Branded: How Mental Disorder Labels Alter Task Performance in Perception and Reality
Extensive evidence demonstrates how mental illness symptomatology can inhibit perceptions of and actual performance on important tasks. However, receiving treatment from the medical establishment for such symptomatology requires diagnosis, whereby the patient becomes labeled and subject to the stereotypes connected to that label. Mental illness labeling is associated with a variety of negative outcomes including inhibited access to unemployment, housing, health insurance, and marriage and parenthood opportunities and can disrupt interpersonal relationships. However, the repercussions of mental illness labeling for one area of life have remained largely overlooked; that area is task performance. Adults spend a substantial portion of their lives at work engaged in group-based or individual level tasks. This dissertation explores external perceptions of mental illness in task groups and the role of self-internalization of stereotypes about mental illness in individual task performance through two experimental studies.
Previous research has revealed that, on average, task partners with a mental illness are stigmatized and subject to diminished status when they are identified to participants as having been hospitalized for general psychological problems for an extended period of time. Study 1 of this dissertation explores the stigma- and status-based attributions triggered by engaging with a partner in a mutual task who is identified as having a specific mental illness label: none, Generalized Anxiety Disorder (GAD), Major Depressive Disorder (MDD), Attention-Deficit/Hyperactivity Disorder (ADHD), or schizophrenia.
Additionally, research has revealed that members of a group about which negative stereotypes exist may face a situational threat in a domain relevant task--stereotype threat. Race, gender, social class, age, and a variety of other sociodemographic attributes can trigger stereotype threat. However, little research has considered the potential for stereotype threat to emerge on the basis of mental illness labeling. Study 2 of this dissertation focusing on individual-level performance, exploring the potential for ADHD to trigger stereotype threat in test-taking situations.
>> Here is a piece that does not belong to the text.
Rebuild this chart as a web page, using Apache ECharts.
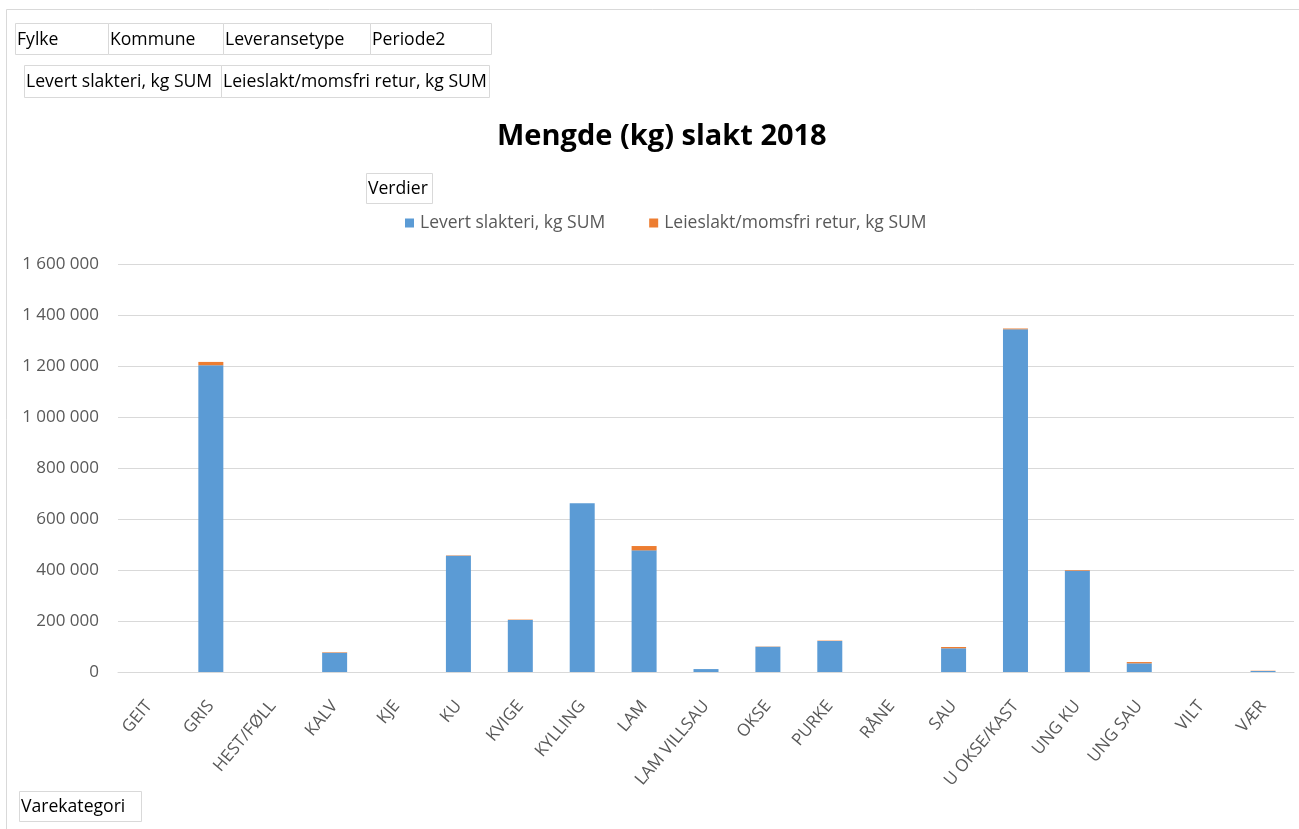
<!DOCTYPE html>
<html>
<head>
<meta charset="utf-8">
<title>Mengde (kg) slakt 2018</title>
<script src="https://cdn.jsdelivr.net/npm/echarts@6/dist/echarts.min.js"></script>
<style>
  html, body { margin: 0; padding: 0; background: #fff; }
  #chart { width: 1299px; height: 829px; }
</style>
</head>
<body>
<div id="chart"></div>
<script>
// Varekategori on the category axis
const categories = ['GEIT', 'GRIS', 'HEST/FØLL', 'KALV', 'KJE', 'KU', 'KVIGE', 'KYLLING', 'LAM',
  'LAM VILLSAU', 'OKSE', 'PURKE', 'RÅNE', 'SAU', 'U OKSE/KAST', 'UNG KU', 'UNG SAU', 'VILT', 'VÆR'];

// Levert slakteri, kg SUM
const levertSlakteri = [0, 1203000, 0, 75500, 0, 456000, 204000, 661500, 477000,
  11500, 99000, 121500, 0, 93000, 1344000, 397000, 34000, 0, 4000];

// Leieslakt/momsfri retur, kg SUM
const leieslakt = [0, 13000, 0, 2000, 0, 1500, 1500, 0, 17000,
  0, 1000, 1500, 0, 5000, 3000, 2500, 5000, 0, 1000];

// Value axis ticks
const yMin = 0;
const yMax = 1600000;
const yStep = 200000;

// Pivot field buttons: [label, x, y, width, height]
const filterFields = [
  ['Fylke', 15, 23, 93, 31],
  ['Kommune', 108, 23, 115, 31],
  ['Leveransetype', 223, 23, 147, 31],
  ['Periode2', 370, 23, 121, 31]
];
const valueFields = [
  ['Levert slakteri, kg SUM', 24, 65, 197, 32],
  ['Leieslakt/momsfri retur, kg SUM', 221, 65, 268, 32]
];
const otherFields = [
  ['Verdier', 366, 173, 66, 30],
  ['Varekategori', 19, 791, 122, 30]
];

const FONT = '"Open Sans", sans-serif';
const AXIS_TEXT = '#595959';
const GRID_LINE = '#d9d9d9';

function groupSpace(n) {
  return String(n).replace(/\B(?=(\d{3})+(?!\d))/g, ' ');
}

function fieldButton([label, x, y, w, h]) {
  return {
    type: 'group',
    x: x, y: y,
    children: [
      { type: 'rect', shape: { x: 0.5, y: 0.5, width: w, height: h },
        style: { fill: '#fff', stroke: GRID_LINE, lineWidth: 1 } },
      { type: 'text', x: 2, y: h / 2 + 1,
        style: { text: label, fill: '#000', font: '17.6px ' + FONT, textVerticalAlign: 'middle' } }
    ]
  };
}

const chart = echarts.init(document.getElementById('chart'), null, { renderer: 'canvas' });

chart.setOption({
  animation: false,
  backgroundColor: '#fff',
  color: ['#5b9bd5', '#ed7d31'],
  title: {
    text: 'Mengde (kg) slakt 2018',
    left: 497,
    top: 122,
    padding: 0,
    textStyle: { fontFamily: FONT, fontSize: 29, fontWeight: 'bold', color: '#000' }
  },
  legend: {
    left: 405,
    top: 214,
    padding: 0,
    itemWidth: 9,
    itemHeight: 9,
    itemGap: 44,
    icon: 'rect',
    textStyle: { fontFamily: FONT, fontSize: 17.5, color: AXIS_TEXT, padding: [0, 0, 0, 1] },
    data: ['Levert slakteri, kg SUM', 'Leieslakt/momsfri retur, kg SUM']
  },
  grid: { left: 118, right: 5, top: 264, bottom: 157, containLabel: false },
  xAxis: {
    type: 'category',
    data: categories,
    axisTick: { show: false },
    axisLine: { lineStyle: { color: GRID_LINE, width: 1 } },
    axisLabel: {
      interval: 0,
      rotate: 50,
      margin: 31,
      color: AXIS_TEXT,
      fontFamily: FONT,
      fontSize: 17
    }
  },
  yAxis: {
    type: 'value',
    min: yMin,
    max: yMax,
    interval: yStep,
    axisLine: { show: false },
    axisTick: { show: false },
    splitLine: { lineStyle: { color: GRID_LINE, width: 1 } },
    axisLabel: {
      margin: 19,
      color: AXIS_TEXT,
      fontFamily: FONT,
      fontSize: 17,
      formatter: v => groupSpace(v)
    }
  },
  series: [
    {
      name: 'Levert slakteri, kg SUM',
      type: 'bar',
      stack: 'sum',
      barWidth: 25,
      data: levertSlakteri
    },
    {
      name: 'Leieslakt/momsfri retur, kg SUM',
      type: 'bar',
      stack: 'sum',
      barWidth: 25,
      data: leieslakt
    }
  ],
  graphic: [
    // chart area frame
    { type: 'polyline', shape: { points: [[6.5, 829], [6.5, 9.5], [1299, 9.5]] },
      style: { stroke: GRID_LINE, lineWidth: 1, fill: null } },
    ...filterFields.map(fieldButton),
    ...valueFields.map(fieldButton),
    ...otherFields.map(fieldButton)
  ]
});
</script>
</body>
</html>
Results from Study 1 suggest that the specific mental illness labels studied, presented devoid of symptomatology severity, do not trigger stigmatized attributions but may trigger some negative status attributions in the case of a task relevant diagnosis. (ADHD). Study 2 suggests that a task relevant diagnosis may also trigger stereotype threat in a test-taking situation, negatively impacting performance. Taken together, the results indicate that task relevance of one's mental illness label may be a driving factor in negative external and internal perceptions of mental illness.